When massive cultural moments take hold, brands are quick to react, respond, and post. There almost seems to be a hidden, driving belief that moving the fastest will win the grand prize of higher employee retention and deeper customer loyalty. That’s why we got all those “We’re here for you” emails from brands we hadn’t interacted with in years during the initial spread of COVID-19. The reality is that active listening requires deliberate time and effort. It means having difficult conversations with employees and customers. Intention, discussion, and commitment are all at the heart of what it means to engage in active listening for employees and consumers alike.

Not only that, but active listening is at the core of what it means to build, install, and activate a human OS for an organization or an organization’s leader. News across the past several months has left behind a trail of cautionary tales. One is of , who repeatedly made decisions against the will of his employees. In one case, he reopened a California factory in defiance of local health officials. He said employees weren’t obligated to return if they were uncomfortable, but two Tesla employees claimed they were fired when they chose not to return. Later, when Musk was uncharacteristically silent as the Black Lives Matter demonstrations began, Tesla employees threatened to stage a peaceful rally to commemorate Juneteenth. This prompted Musk to announce that Juneteenth “is henceforth considered a U.S. holiday at Tesla and SpaceX”—but unlike at major companies like Nike, Target, Adobe, Lyft, and Spotify, which simply gave employees the day off, Musk said his employees would have to take a vacation day to commemorate Juneteenth.

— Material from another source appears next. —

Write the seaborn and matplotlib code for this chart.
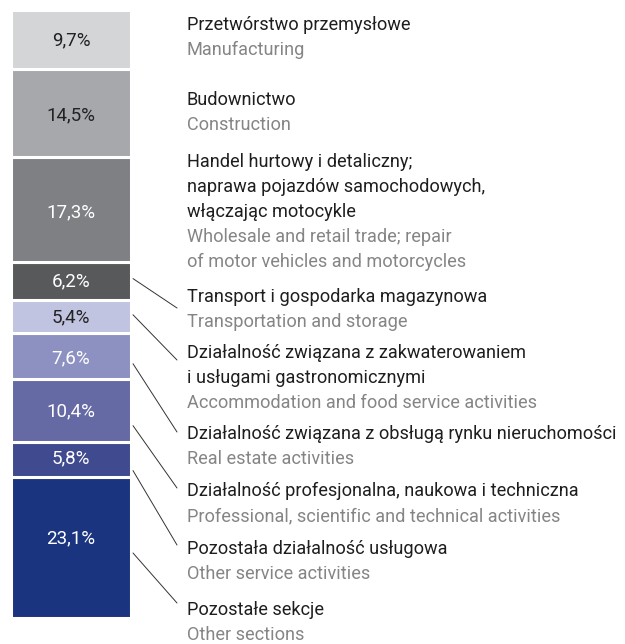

Musk is well-known for his eclectic views on a wide range of topics, but his actions as a leader are under scrutiny because he demonstrates a failure to listen—to healthcare experts, workers, and consumers. Musk may have conviction in his beliefs, but he’s holding on to an outdated OS that clashes with employer and customer values because he is not taking the time to understand what other people are feeling. Failure to do this may or may not impact Tesla’s financial performance, but it will result in more employees speaking out and leaving his companies for ones that better align to their personal values. 

Compare Musk's leadership style with that of Kenneth Chenault, who served as the CEO and chairman of American Express until 2018. He was said to consult often with his teams, asking questions like: “Who is listening to you? How many people respect you?” He applied a similar method toward listening to American Express customers, often organizing impromptu listening tours and engaging with customer service teams to better understand the quality of service and support that consumers would receive, and how to continually improve it. This is what allowed him to demonstrate kindness and care through measurable, observable, outcome-driven actions—and the company thrived during his 17-year tenure as the company’s leader.

Sometimes I reflect back on corporate life, and I think about that meeting where I was asked to explain my favorite company value. If I had been given the proper time to think about it, I might have answered differently instead of trying to make an unmemorable joke. I might have said “empathy.” Then, I might have gone on to say something like: “I’m going to say empathy because I think it’s really important. But I don’t know—because I’m not sure what we really mean when we say it. I wonder if this would be a good time for us to define what empathy means to us, and then discuss how we’re going to hold ourselves accountable to it.” 

That response may not have earned much empathy from my colleagues. But at least it would have come from a good place.